03.04

 

Cultuado nas cidades brasileiras onde resistem os escritores, ele já se encontrava há muito como o poeta dos poetas independentes de todo o Brasil.

Urariano Mota (texto)
Gil Vicente (foto)

Cláudia Cordeiro, a incansável divulgadora da obra e pessoa do poeta, convida todos pelo Face: “No próximo 8 de abril a partir das 15 horas, no Parque 13 de Maio, Recife, vamos homenagear o poeta Alberto da Cunha Melo, que completaria 75 anos nessa data”. É claro, os que amamos a melhor poesia no Brasil, os que integramos na alma os poemas bem realizados contra a opressão política e social, não poderemos faltar ao encontro.
Então aproveito o espaço para publicar um breve texto sobre o amigo e poeta. De imediato, retiro do limbo algumas linhas da apresentação que fiz para o seu livro inédito, Salmos de Olinda. Escrevi e estava guardado até aqui:
Alberto da Cunha Melo, mais uma vez, caminha sobre as águas. Essa frase quer dizer: o poeta escreve magnífica poesia sobre um caminho tão difícil, que o resultado parece milagre. O leitor não se engane pela evocação da palavra Salmos, que remete a oração ou a cântico sagrado do rei Davi.

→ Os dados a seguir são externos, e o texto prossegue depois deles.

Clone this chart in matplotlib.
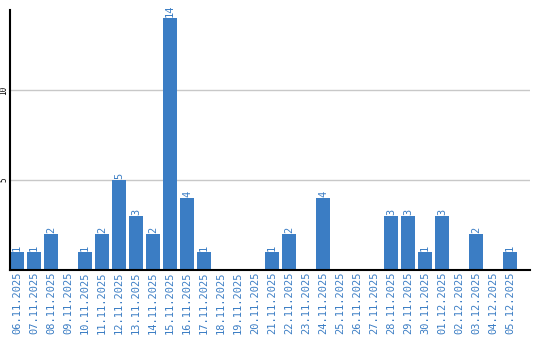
import numpy as np
import matplotlib.pyplot as plt

dates = ['06.11.2025', '07.11.2025', '08.11.2025', '09.11.2025', '10.11.2025',
         '11.11.2025', '12.11.2025', '13.11.2025', '14.11.2025', '15.11.2025',
         '16.11.2025', '17.11.2025', '18.11.2025', '19.11.2025', '20.11.2025',
         '21.11.2025', '22.11.2025', '23.11.2025', '24.11.2025', '25.11.2025',
         '26.11.2025', '27.11.2025', '28.11.2025', '29.11.2025', '30.11.2025',
         '01.12.2025', '02.12.2025', '03.12.2025', '04.12.2025', '05.12.2025']
counts = [1, 1, 2, 0, 1, 2, 5, 3, 2, 14, 4, 1, 0, 0, 0,
          1, 2, 0, 4, 0, 0, 0, 3, 3, 1, 3, 0, 2, 0, 1]
yticks = [5, 10]

blue = '#3b7dc4'

fig = plt.figure(figsize=(5.4, 3.4), dpi=100)
ax = fig.add_axes([10/540, 70/340, 520/540, 260/340])

x = np.arange(len(dates))
ax.bar(x, counts, width=14/17, color=blue, zorder=2)

# value labels on top of the bars
for xi, c in zip(x, counts):
    if c > 0:
        ax.annotate(str(c), (xi, c), xytext=(0, 1), textcoords='offset points',
                    ha='center', va='bottom', rotation=90, color=blue,
                    fontsize=7.5, family='DejaVu Sans Mono')

ax.set_xlim(-7/17, 30.18)
ax.set_ylim(0, 14.44)
ax.set_yticks(yticks)
ax.set_yticklabels([str(t) for t in yticks], rotation=90, va='center',
                   fontsize=5.5, family='DejaVu Sans Mono')
ax.set_xticks(x)
ax.set_xticklabels(dates, rotation=90, color=blue, fontsize=7.5,
                   family='DejaVu Sans Mono')
ax.tick_params(axis='both', length=0)
ax.tick_params(axis='y', pad=1)
ax.tick_params(axis='x', pad=1)
ax.grid(axis='y', color='#c8c8c8', linewidth=1, zorder=0)
for s in ['top', 'right']:
    ax.spines[s].set_visible(False)
ax.spines['left'].set_linewidth(1.5)
ax.spines['bottom'].set_linewidth(1.5)
ax.spines['left'].set_zorder(3)
ax.spines['bottom'].set_zorder(3)

fig.savefig('out.png', dpi=100)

Nem pense tampouco que, sendo poemas de Olinda, venham salmos da carne transgressora da libação dos dias do rei Momo. Não, nem tanto ao céu, nem tanto à terra.
Salmos de Olinda é livro para ser meditado. Se não pede a música de um canto gregoriano, que poderia dispersar a merecida atenção da melodia íntima dos versos, pede, não, exige o que é da natureza da melhor poesia. Aquela de ser um bem que não admite devolução. Aquela de ser um presente a que a gente sempre volta, porque mantém o mesmo frescor de antes, como um carinho de infância antiga, mas sempre novo.
Lembro agora do poema Origem, que será mantido na lembrança dos amantes, namorados, e de todos que têm paixão pela companheira ou pelo trabalho que faz. Ele fala do sentimento que tem de vir de dentro. Em vida, Alberto da Cunha Melo já era um clássico da nossa poesia. Cultuado nas cidades brasileiras onde resistem os escritores, ele já se encontrava há muito como o poeta dos poetas independentes de todo o Brasil.
Essas linhas acima não tinham visto a luz até aqui. Mas a elas acrescento o mais importante, a poesia viva do poeta:

“A cem quilômetros por hora
solto a direção do automóvel
para escrever alguma coisa
mais urgente que minha vida…
Ó meu Deus, eu quero escrever
a minha vida, não teu Céu.
Eu estou só e enlouquecido
como as ovelhas mais longínquas.

Dá pelo menos a esperança
de terminar o doloroso
poema. Dá isso a teu filho,
caído, e coberto de sal…

Senhor, dá-me a palavra brisa,
irmã das fontes, dá-me agora
qualquer palavra que suavize
a minha vida, para sempre”.

Agora, posso recuperar o que escrevi sobre o poeta um pouco antes do seu falecimento. Assim foi a minha descoberta:
Esse homem com a idade de 65 anos, que os amigos ouvem com a voz gasta por milhares de cigarros, esse Alberto da Cunha Melo em quem não enxergo roupas, corpo, cabelos, em quem só percebo os olhos com uma névoa, esse homem é um clássico. Vocês duvidam?
“Tudo que levamos a sério
torna-se amargo. Assim os jogos,
a poesia, todos os pássaros,
mais do que tudo: todo o amor”.

Quando encontrei Alberto abatido e triste no começo do ano da sua morte, tive vontade de lhe dizer, “levante-se, amigo, porque agora começa o melhor tempo de nossas vidas. Será que você não percebe as promessas que se anunciam?”. Não sei se eu adivinhava o lado bom, porque aos 65 anos de idade Alberto da Cunha Melo receberia o prêmio de poesia da ABL em 2007. “As glórias que vêm tarde já vêm frias”, ele sempre gostou de repetir. Antes tarde do que nunca, eu poderia responder. Mas preferi então tornar público que todos estávamos honrados na pessoa do poeta, no reconhecimento da sua poesia. Toda a aldeia de poetas e artistas estava em festa. E com isso, afinal, queria apenas dizer: a poesia vence a morte, amigo.
Ainda penso assim, que a poesia vence a morte. Os amantes do povo e da poesia estaremos ao redor do poeta nesse próximo 8 de abril.